[start]
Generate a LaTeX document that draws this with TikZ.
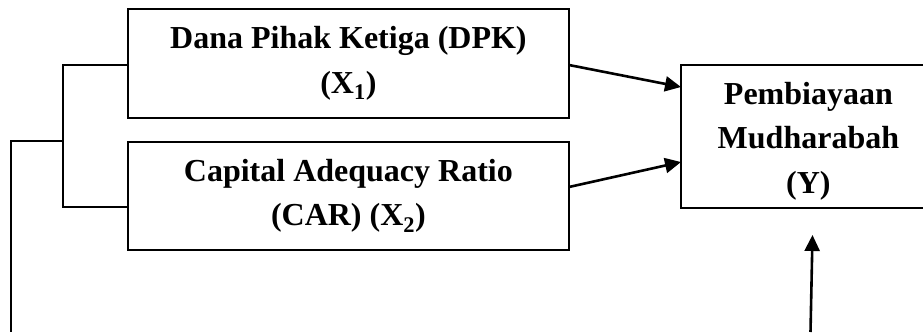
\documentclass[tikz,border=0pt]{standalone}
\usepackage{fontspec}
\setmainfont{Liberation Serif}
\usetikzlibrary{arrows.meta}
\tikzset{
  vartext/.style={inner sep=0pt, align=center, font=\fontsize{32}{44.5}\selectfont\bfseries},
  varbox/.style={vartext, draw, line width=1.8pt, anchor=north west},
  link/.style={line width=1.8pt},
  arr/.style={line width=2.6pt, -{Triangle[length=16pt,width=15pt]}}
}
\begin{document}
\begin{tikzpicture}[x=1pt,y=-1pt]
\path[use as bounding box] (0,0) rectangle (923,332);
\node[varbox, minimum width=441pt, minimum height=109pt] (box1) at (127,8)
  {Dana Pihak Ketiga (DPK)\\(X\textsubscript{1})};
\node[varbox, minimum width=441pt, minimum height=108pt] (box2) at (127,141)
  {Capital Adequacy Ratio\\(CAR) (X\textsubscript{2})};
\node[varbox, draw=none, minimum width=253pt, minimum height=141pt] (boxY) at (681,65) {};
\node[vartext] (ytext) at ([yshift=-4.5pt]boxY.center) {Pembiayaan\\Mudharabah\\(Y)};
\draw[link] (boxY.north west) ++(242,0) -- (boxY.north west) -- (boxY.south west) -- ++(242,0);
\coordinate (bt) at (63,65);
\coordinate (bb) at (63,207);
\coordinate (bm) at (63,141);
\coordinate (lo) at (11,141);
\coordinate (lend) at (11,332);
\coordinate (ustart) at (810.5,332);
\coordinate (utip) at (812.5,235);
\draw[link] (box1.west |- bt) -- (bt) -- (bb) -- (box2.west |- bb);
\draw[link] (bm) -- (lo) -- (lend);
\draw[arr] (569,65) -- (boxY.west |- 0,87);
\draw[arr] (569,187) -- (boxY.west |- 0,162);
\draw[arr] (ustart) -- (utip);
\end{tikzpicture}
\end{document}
[end]
Write out the listing word for word, omitting the pictures it holds.

Generate a LaTeX document that draws this with TikZ.
\documentclass[tikz,border=0pt]{standalone}
\usepackage{fontspec}
\setmainfont{Liberation Serif}
\usetikzlibrary{arrows.meta}
\tikzset{
  vartext/.style={inner sep=0pt, align=center, font=\fontsize{32}{44.5}\selectfont\bfseries},
  varbox/.style={vartext, draw, line width=1.8pt, anchor=north west},
  link/.style={line width=1.8pt},
  arr/.style={line width=2.6pt, -{Triangle[length=16pt,width=15pt]}}
}
\begin{document}
\begin{tikzpicture}[x=1pt,y=-1pt]
\path[use as bounding box] (0,0) rectangle (923,332);
\node[varbox, minimum width=441pt, minimum height=109pt] (box1) at (127,8)
  {Dana Pihak Ketiga (DPK)\\(X\textsubscript{1})};
\node[varbox, minimum width=441pt, minimum height=108pt] (box2) at (127,141)
  {Capital Adequacy Ratio\\(CAR) (X\textsubscript{2})};
\node[varbox, draw=none, minimum width=253pt, minimum height=141pt] (boxY) at (681,65) {};
\node[vartext] (ytext) at ([yshift=-4.5pt]boxY.center) {Pembiayaan\\Mudharabah\\(Y)};
\draw[link] (boxY.north west) ++(242,0) -- (boxY.north west) -- (boxY.south west) -- ++(242,0);
\coordinate (bt) at (63,65);
\coordinate (bb) at (63,207);
\coordinate (bm) at (63,141);
\coordinate (lo) at (11,141);
\coordinate (lend) at (11,332);
\coordinate (ustart) at (810.5,332);
\coordinate (utip) at (812.5,235);
\draw[link] (box1.west |- bt) -- (bt) -- (bb) -- (box2.west |- bb);
\draw[link] (bm) -- (lo) -- (lend);
\draw[arr] (569,65) -- (boxY.west |- 0,87);
\draw[arr] (569,187) -- (boxY.west |- 0,162);
\draw[arr] (ustart) -- (utip);
\end{tikzpicture}
\end{document}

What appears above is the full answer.